• **TASK**: Make an exact copy of the lines, leaving the pictures out.

• **SOURCE EXCERPT**:

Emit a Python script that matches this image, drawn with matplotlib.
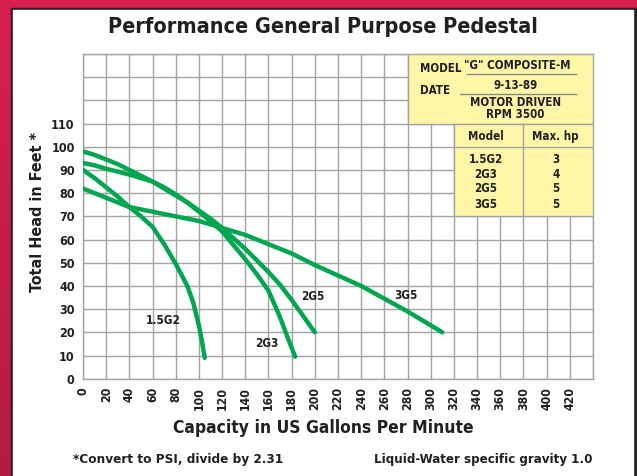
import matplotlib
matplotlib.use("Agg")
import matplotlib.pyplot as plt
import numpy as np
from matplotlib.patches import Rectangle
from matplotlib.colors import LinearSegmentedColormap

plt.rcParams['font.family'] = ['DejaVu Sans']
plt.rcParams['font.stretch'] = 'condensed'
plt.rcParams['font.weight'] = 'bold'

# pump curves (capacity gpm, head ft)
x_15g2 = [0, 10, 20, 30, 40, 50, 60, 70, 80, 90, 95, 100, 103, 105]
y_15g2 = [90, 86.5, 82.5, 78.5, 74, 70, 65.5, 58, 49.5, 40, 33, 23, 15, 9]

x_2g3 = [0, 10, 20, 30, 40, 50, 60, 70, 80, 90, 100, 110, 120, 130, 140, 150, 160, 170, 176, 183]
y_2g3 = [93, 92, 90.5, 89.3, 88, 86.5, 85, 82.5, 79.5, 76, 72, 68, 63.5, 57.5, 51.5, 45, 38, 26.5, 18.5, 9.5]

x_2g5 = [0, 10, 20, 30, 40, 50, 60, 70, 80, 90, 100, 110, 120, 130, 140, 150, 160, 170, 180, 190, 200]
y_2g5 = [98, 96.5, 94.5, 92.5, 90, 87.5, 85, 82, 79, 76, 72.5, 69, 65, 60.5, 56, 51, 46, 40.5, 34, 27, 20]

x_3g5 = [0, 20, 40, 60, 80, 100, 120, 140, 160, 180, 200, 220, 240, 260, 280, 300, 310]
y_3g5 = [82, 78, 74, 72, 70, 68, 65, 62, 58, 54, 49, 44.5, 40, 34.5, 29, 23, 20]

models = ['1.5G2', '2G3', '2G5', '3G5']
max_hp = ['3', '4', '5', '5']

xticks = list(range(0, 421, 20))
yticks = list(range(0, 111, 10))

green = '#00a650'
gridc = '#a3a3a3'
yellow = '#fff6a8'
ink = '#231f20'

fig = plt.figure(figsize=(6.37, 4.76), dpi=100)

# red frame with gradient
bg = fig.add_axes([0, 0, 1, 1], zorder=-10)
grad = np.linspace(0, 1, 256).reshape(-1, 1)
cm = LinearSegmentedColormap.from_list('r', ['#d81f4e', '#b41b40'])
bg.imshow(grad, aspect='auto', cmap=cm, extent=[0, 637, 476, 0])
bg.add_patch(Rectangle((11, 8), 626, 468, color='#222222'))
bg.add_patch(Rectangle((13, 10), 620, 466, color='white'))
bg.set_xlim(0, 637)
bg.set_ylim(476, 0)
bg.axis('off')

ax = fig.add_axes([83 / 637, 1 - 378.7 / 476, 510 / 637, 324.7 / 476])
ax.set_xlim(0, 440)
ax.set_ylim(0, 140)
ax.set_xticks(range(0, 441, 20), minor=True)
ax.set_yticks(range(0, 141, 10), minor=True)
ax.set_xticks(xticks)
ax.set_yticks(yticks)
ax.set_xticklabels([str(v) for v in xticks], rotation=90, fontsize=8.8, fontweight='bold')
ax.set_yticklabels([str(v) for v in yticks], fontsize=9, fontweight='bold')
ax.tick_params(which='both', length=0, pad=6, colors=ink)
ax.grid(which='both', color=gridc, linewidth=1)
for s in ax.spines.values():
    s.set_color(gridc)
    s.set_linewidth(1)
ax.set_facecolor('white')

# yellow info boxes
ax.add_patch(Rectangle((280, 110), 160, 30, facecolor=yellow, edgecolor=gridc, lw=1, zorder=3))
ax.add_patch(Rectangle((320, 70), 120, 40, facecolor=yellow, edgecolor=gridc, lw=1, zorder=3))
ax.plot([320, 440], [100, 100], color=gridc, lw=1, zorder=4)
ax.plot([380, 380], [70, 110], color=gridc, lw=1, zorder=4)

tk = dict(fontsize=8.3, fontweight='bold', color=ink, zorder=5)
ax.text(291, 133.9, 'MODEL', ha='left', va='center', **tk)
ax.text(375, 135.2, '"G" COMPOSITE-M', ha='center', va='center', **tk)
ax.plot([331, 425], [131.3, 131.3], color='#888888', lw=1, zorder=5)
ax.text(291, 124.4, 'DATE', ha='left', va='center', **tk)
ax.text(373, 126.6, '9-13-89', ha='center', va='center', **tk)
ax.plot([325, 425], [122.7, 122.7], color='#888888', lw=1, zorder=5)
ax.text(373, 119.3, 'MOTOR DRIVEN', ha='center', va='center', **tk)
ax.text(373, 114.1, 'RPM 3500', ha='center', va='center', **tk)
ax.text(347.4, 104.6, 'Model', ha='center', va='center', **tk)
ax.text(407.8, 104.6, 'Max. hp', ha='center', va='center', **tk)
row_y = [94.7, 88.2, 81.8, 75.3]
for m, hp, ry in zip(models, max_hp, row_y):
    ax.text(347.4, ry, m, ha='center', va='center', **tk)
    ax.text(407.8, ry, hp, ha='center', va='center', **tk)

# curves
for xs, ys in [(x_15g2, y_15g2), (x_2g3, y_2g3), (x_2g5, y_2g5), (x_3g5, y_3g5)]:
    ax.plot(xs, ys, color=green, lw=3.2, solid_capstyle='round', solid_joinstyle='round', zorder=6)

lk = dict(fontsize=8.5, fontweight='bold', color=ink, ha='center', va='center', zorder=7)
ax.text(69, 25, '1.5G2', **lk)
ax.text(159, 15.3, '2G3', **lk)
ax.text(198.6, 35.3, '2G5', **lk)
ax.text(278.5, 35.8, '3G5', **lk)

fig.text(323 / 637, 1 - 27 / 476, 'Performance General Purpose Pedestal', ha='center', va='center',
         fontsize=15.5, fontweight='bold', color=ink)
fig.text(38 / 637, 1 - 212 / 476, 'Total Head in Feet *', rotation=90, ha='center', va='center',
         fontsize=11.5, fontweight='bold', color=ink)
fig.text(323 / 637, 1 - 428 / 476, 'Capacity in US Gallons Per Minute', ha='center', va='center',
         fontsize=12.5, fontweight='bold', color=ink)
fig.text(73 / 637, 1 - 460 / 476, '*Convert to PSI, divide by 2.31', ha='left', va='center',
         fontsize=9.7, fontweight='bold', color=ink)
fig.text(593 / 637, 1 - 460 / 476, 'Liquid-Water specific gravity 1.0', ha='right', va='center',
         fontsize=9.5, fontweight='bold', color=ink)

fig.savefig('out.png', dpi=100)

• **CORRECT ANSWER**:
Emit a Python script that matches this image, drawn with matplotlib.
import matplotlib
matplotlib.use("Agg")
import matplotlib.pyplot as plt
import numpy as np
from matplotlib.patches import Rectangle
from matplotlib.colors import LinearSegmentedColormap

plt.rcParams['font.family'] = ['DejaVu Sans']
plt.rcParams['font.stretch'] = 'condensed'
plt.rcParams['font.weight'] = 'bold'

# pump curves (capacity gpm, head ft)
x_15g2 = [0, 10, 20, 30, 40, 50, 60, 70, 80, 90, 95, 100, 103, 105]
y_15g2 = [90, 86.5, 82.5, 78.5, 74, 70, 65.5, 58, 49.5, 40, 33, 23, 15, 9]

x_2g3 = [0, 10, 20, 30, 40, 50, 60, 70, 80, 90, 100, 110, 120, 130, 140, 150, 160, 170, 176, 183]
y_2g3 = [93, 92, 90.5, 89.3, 88, 86.5, 85, 82.5, 79.5, 76, 72, 68, 63.5, 57.5, 51.5, 45, 38, 26.5, 18.5, 9.5]

x_2g5 = [0, 10, 20, 30, 40, 50, 60, 70, 80, 90, 100, 110, 120, 130, 140, 150, 160, 170, 180, 190, 200]
y_2g5 = [98, 96.5, 94.5, 92.5, 90, 87.5, 85, 82, 79, 76, 72.5, 69, 65, 60.5, 56, 51, 46, 40.5, 34, 27, 20]

x_3g5 = [0, 20, 40, 60, 80, 100, 120, 140, 160, 180, 200, 220, 240, 260, 280, 300, 310]
y_3g5 = [82, 78, 74, 72, 70, 68, 65, 62, 58, 54, 49, 44.5, 40, 34.5, 29, 23, 20]

models = ['1.5G2', '2G3', '2G5', '3G5']
max_hp = ['3', '4', '5', '5']

xticks = list(range(0, 421, 20))
yticks = list(range(0, 111, 10))

green = '#00a650'
gridc = '#a3a3a3'
yellow = '#fff6a8'
ink = '#231f20'

fig = plt.figure(figsize=(6.37, 4.76), dpi=100)

# red frame with gradient
bg = fig.add_axes([0, 0, 1, 1], zorder=-10)
grad = np.linspace(0, 1, 256).reshape(-1, 1)
cm = LinearSegmentedColormap.from_list('r', ['#d81f4e', '#b41b40'])
bg.imshow(grad, aspect='auto', cmap=cm, extent=[0, 637, 476, 0])
bg.add_patch(Rectangle((11, 8), 626, 468, color='#222222'))
bg.add_patch(Rectangle((13, 10), 620, 466, color='white'))
bg.set_xlim(0, 637)
bg.set_ylim(476, 0)
bg.axis('off')

ax = fig.add_axes([83 / 637, 1 - 378.7 / 476, 510 / 637, 324.7 / 476])
ax.set_xlim(0, 440)
ax.set_ylim(0, 140)
ax.set_xticks(range(0, 441, 20), minor=True)
ax.set_yticks(range(0, 141, 10), minor=True)
ax.set_xticks(xticks)
ax.set_yticks(yticks)
ax.set_xticklabels([str(v) for v in xticks], rotation=90, fontsize=8.8, fontweight='bold')
ax.set_yticklabels([str(v) for v in yticks], fontsize=9, fontweight='bold')
ax.tick_params(which='both', length=0, pad=6, colors=ink)
ax.grid(which='both', color=gridc, linewidth=1)
for s in ax.spines.values():
    s.set_color(gridc)
    s.set_linewidth(1)
ax.set_facecolor('white')

# yellow info boxes
ax.add_patch(Rectangle((280, 110), 160, 30, facecolor=yellow, edgecolor=gridc, lw=1, zorder=3))
ax.add_patch(Rectangle((320, 70), 120, 40, facecolor=yellow, edgecolor=gridc, lw=1, zorder=3))
ax.plot([320, 440], [100, 100], color=gridc, lw=1, zorder=4)
ax.plot([380, 380], [70, 110], color=gridc, lw=1, zorder=4)

tk = dict(fontsize=8.3, fontweight='bold', color=ink, zorder=5)
ax.text(291, 133.9, 'MODEL', ha='left', va='center', **tk)
ax.text(375, 135.2, '"G" COMPOSITE-M', ha='center', va='center', **tk)
ax.plot([331, 425], [131.3, 131.3], color='#888888', lw=1, zorder=5)
ax.text(291, 124.4, 'DATE', ha='left', va='center', **tk)
ax.text(373, 126.6, '9-13-89', ha='center', va='center', **tk)
ax.plot([325, 425], [122.7, 122.7], color='#888888', lw=1, zorder=5)
ax.text(373, 119.3, 'MOTOR DRIVEN', ha='center', va='center', **tk)
ax.text(373, 114.1, 'RPM 3500', ha='center', va='center', **tk)
ax.text(347.4, 104.6, 'Model', ha='center', va='center', **tk)
ax.text(407.8, 104.6, 'Max. hp', ha='center', va='center', **tk)
row_y = [94.7, 88.2, 81.8, 75.3]
for m, hp, ry in zip(models, max_hp, row_y):
    ax.text(347.4, ry, m, ha='center', va='center', **tk)
    ax.text(407.8, ry, hp, ha='center', va='center', **tk)

# curves
for xs, ys in [(x_15g2, y_15g2), (x_2g3, y_2g3), (x_2g5, y_2g5), (x_3g5, y_3g5)]:
    ax.plot(xs, ys, color=green, lw=3.2, solid_capstyle='round', solid_joinstyle='round', zorder=6)

lk = dict(fontsize=8.5, fontweight='bold', color=ink, ha='center', va='center', zorder=7)
ax.text(69, 25, '1.5G2', **lk)
ax.text(159, 15.3, '2G3', **lk)
ax.text(198.6, 35.3, '2G5', **lk)
ax.text(278.5, 35.8, '3G5', **lk)

fig.text(323 / 637, 1 - 27 / 476, 'Performance General Purpose Pedestal', ha='center', va='center',
         fontsize=15.5, fontweight='bold', color=ink)
fig.text(38 / 637, 1 - 212 / 476, 'Total Head in Feet *', rotation=90, ha='center', va='center',
         fontsize=11.5, fontweight='bold', color=ink)
fig.text(323 / 637, 1 - 428 / 476, 'Capacity in US Gallons Per Minute', ha='center', va='center',
         fontsize=12.5, fontweight='bold', color=ink)
fig.text(73 / 637, 1 - 460 / 476, '*Convert to PSI, divide by 2.31', ha='left', va='center',
         fontsize=9.7, fontweight='bold', color=ink)
fig.text(593 / 637, 1 - 460 / 476, 'Liquid-Water specific gravity 1.0', ha='right', va='center',
         fontsize=9.5, fontweight='bold', color=ink)

fig.savefig('out.png', dpi=100)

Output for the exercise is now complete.